Riuscirà la pioggia a colmare il vuoto?

26.06.2024

Le condizioni del fiume Po nel 2022, Torino.

La Sicilia avverte fino al 75% di perdite nel comparto agricolo. Il Po subisce nel 2022 un livello di condizionamento considerato il più grave degli ultimi due secoli. Quanto la pioggia potrà risolvere l’emergenza idrica sofferta al Sud e i prolungati periodi di severità idrica che l’Italia soffre da anni?

In una nota diffusa lo scorso 18 giugno, la Regione Sicilia avvertiva che “per il comparto agricolo e zootecnico quest’anno si stima una perdita pari in media al 50% della produzione nello scenario di ‘improbabili precipitazioni estive’ e del 75% se queste non dovessero verificarsi”. A provocare questa situazione è la grave siccità che la Regione soffre da mesi. A gennaio è stato avviato un piano di razionamento delle risorse idriche in oltre cento Comuni e a marzo è stato ulteriormente esteso: la riduzione della fornitura di acqua potabile si è aggirata tra il 15% e il 30% e ha coinvolto le province di Palermo, Agrigento, Trapani, Enna, Caltanissetta, per un totale di quasi un milione di persone.

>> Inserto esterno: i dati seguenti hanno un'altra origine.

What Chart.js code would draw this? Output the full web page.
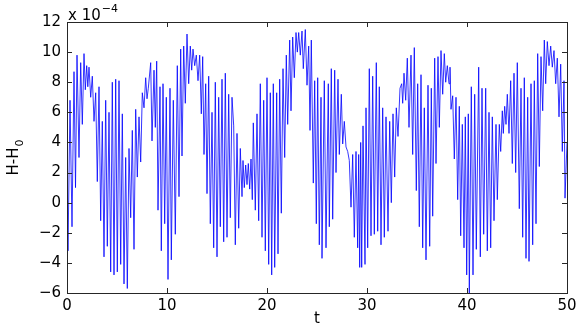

Nel mese di maggio il Consiglio dei ministri ha deliberato lo “stato di emergenza” per la Sicilia, che attualmente è quella più a rischio a livello nazionale. Tuttavia, quanto sta accadendo sul territorio siciliano non è un evento isolato. Negli ultimi due anni, anche il Nord Italia ha vissuto una fase di siccità molto critica, salvo poi registrare quest’anno una primavera quantomai piovosa. Appena due anni fa, a causa della mancanza di precipitazioni, le acque del fiume Po hanno raggiunto livelli minimi: uno studio condotto dall’Università di Bologna ha messo a confronto i dati storici dei flussi fluviali a partire dal 1807, dimostrando che la condizione del Po del 2022 è stata la più grave negli ultimi due secoli.
Nelle scorse settimane Legambiente è intervenuta a sottolineare come, dal 2020 a oggi, in momento diversi, tutte le regioni italiane sono state colpite dall’emergenza idrica. Ciò che preoccupa è che i periodi di siccità registrati negli ultimi anni sono sempre più frequenti e intensi, perché si verificano per periodi di tempo sempre più lunghi, confermando una tendenza che era già stata prevista dai modelli matematici.
L’emergenza idrica che persiste in Italia è riconducibile a più cause. Le prime sono quelle di carattere climatico e meteorologico: da un lato, l’aumento delle temperature medie, dall’altro una riduzione delle precipitazioni e delle nevicate. Secondo gli ultimi dati Istat “nel 2022 la temperatura media (circa 16,6°C) sale di +1°C e la precipitazione (in media circa 598 mm) cala di -264 mm rispetto ai corrispondenti valori medi del decennio 2006-2015”. Nella situazione attuale, la carenza di piogge riguarda prevalentemente il meridione, invece fino allo scorso anno il fenomeno interessava soprattutto l’area centro-nord (che adesso sta vivendo uno scenario totalmente opposto, con piogge abbondanti e danni provocati dal maltempo). Oltre a questo aspetto, bisogna considerare anche l’insufficienza di infrastrutture necessarie per la distribuzione delle risorse idriche e, di conseguenza, una loro cattiva gestione.

La Sicilia, come già detto, non è l’unica regione che attualmente si trova in uno stato di alta severità idrica. Anche le altre regioni del sud e qualche area del centro stanno vivendo lo stesso problema, con dirette ripercussioni su ambiente ed economica. I settori che più ne risentono sono chiaramente quello agricolo e quello industriale, in particolare l’idro e termoelettrico. Secondo le analisi di Coldiretti, si stima che in Sicilia «grano, cereali e foraggi fanno registrare un calo con punte del 100% mentre gli allevatori devono fare i conti con i ritardi della politica nel dare il via libera ai voucher fieno». I danni riguardano anche le produzioni pugliesi: nelle province di Bari, Brindisi, Lecce e Taranto sono in pericolo agrumeti, frutteti, ortive, angurie e oliveti. In Basilicata, gli agricoltori non vogliono rischiare costi aggiuntivi e decidono di rinunciare alla trebbiatura, mentre «i danni alle coltivazioni di cereali, a partire dal grano, arrivano fino al 90%, così come per le foraggere e le leguminose».